We’ve upgraded technology and taught teachers how to make the best use of it, not just to manage data but to use it to show the students how to solve real-world problems.
Good spaces make for good learning. Some areas of our school haven’t been upgraded in 40 years, in our industrial arts area we were using machines that were 40 years old.
Spending money on new facilities that help children learn is a great investment. It is not just giving them the tools to learn but telling students and teachers that we respect what they do, so they are more motivated.
As a school we do a lot of work around student leadership, and building agency and resilience in kids, so we can improve their self-esteem, organisational skills and confidence. I think this sort of thing should be happening in every school, but it’s especially important for low-SES schools.
Our learning style is collaborative, student-centred and tries to involve students in the life of the community around them, so they know they have a place in it.
Extra Gonski funding is incredibly important to us but what’s most important is that funding is long-term and consistent.
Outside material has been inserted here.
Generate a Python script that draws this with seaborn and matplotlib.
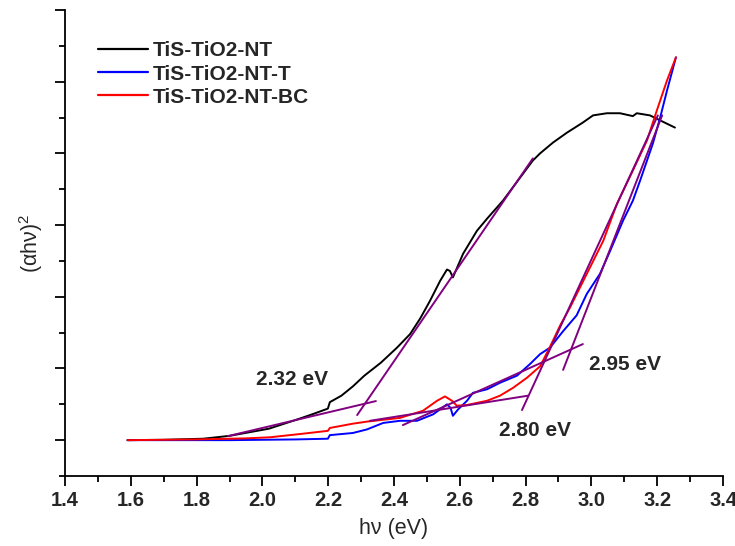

If you want to change your approach or your learning style, or deliver long-term support over a student’s entire time at school you need long-term funding. You can’t change habits overnight, and you can’t evaluate your changes and tweak them if you need to.
Gonski means that for the first time we have the money to do the things we know we need to do. We don’t have to scrimp and save anymore.
But we can’t afford to let this funding effort lapse, or think we’ve done all we can. Every child in every classroom needs the opportunities that Gonski can give them.
We still have not received all the benefits that Gonski can deliver to our school and our community. We need the full six years of increased funding so we can be properly-resourced to meet the needs of all our students.